*DATA FOR THIS TASK*.
==================================================
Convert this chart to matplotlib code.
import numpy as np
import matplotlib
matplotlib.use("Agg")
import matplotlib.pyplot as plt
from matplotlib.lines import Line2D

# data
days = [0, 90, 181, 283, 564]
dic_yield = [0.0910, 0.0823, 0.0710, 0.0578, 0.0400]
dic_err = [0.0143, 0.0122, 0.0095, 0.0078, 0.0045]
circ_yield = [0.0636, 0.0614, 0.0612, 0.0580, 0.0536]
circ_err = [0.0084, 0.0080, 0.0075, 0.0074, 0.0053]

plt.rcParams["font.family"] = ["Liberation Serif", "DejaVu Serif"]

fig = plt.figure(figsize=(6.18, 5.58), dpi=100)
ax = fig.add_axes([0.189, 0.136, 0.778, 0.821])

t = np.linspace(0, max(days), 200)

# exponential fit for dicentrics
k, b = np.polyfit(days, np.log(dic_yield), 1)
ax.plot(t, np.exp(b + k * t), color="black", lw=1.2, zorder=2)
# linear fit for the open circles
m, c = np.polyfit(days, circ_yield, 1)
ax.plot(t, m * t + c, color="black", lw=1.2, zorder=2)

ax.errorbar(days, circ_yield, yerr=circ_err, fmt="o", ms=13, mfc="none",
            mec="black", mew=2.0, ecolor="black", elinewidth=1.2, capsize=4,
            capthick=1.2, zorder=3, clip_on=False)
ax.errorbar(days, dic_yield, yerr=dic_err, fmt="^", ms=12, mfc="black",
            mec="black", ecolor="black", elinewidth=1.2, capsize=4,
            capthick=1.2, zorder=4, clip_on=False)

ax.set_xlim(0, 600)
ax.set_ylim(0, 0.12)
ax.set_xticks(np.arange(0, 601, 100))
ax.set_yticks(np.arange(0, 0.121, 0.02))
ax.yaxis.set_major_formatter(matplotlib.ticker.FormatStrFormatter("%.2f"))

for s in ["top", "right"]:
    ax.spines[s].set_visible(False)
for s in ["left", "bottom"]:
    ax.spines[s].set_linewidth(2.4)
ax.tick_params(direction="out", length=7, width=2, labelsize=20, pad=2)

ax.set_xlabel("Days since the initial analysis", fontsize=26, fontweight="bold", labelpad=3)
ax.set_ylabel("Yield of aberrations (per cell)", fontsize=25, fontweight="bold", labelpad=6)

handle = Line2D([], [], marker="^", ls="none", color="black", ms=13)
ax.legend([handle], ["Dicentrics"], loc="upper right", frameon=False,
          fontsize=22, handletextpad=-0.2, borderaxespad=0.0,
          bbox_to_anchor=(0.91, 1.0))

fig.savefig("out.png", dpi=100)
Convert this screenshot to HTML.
==================================================
*WHAT IS BEING ASKED*. Above are the entries; repeat their lines exactly, from the first through the one that contains "from matplotlib.lines import Line2D".

*WRITTEN ANSWER*.
Convert this chart to matplotlib code.
import numpy as np
import matplotlib
matplotlib.use("Agg")
import matplotlib.pyplot as plt
from matplotlib.lines import Line2D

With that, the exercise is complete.